Generative AI carries the potential to raise total marketing productivity by an amount equal to 5 to 15 percent of marketing spending, according to McKinsey research, a figure that frames the financial case behind the current wave of enterprise adoption. The estimate reflects gains from automating content creation, campaign testing, audience targeting, and performance reporting.
The value projection arrives as overall AI budgets climb steeply. Spending on agentic AI systems is projected to reach 201.9 billion dollars in 2026 as enterprises move from single-task tools toward networks of agents that handle cross-functional workflows. Analyst forecasts indicate that 40 percent of enterprise applications will embed AI agents by the end of 2026, a sharp rise from less than 5 percent in 2025.

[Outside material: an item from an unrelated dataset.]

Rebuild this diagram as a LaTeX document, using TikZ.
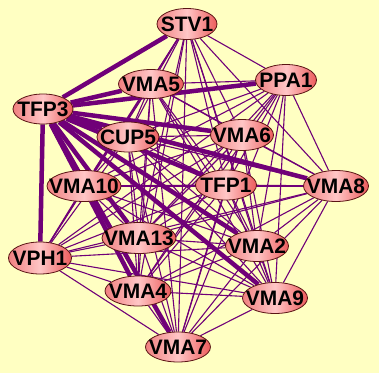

The productivity story is not limited to cost reduction. Automation platforms report users reclaiming more than 13 hours per week once AI takes over campaign construction and optimization, time that can be redirected toward strategy and creative oversight. Across functions, the pattern points to AI shifting human roles toward supervision of automated systems rather than manual execution.
The data describes a market where the projected efficiency gains are large enough to justify rising investment, even as full-scale deployment remains uneven. For marketing organizations, the central question has moved from whether to adopt AI to how quickly they can integrate it deeply enough to capture the upper end of the productivity range.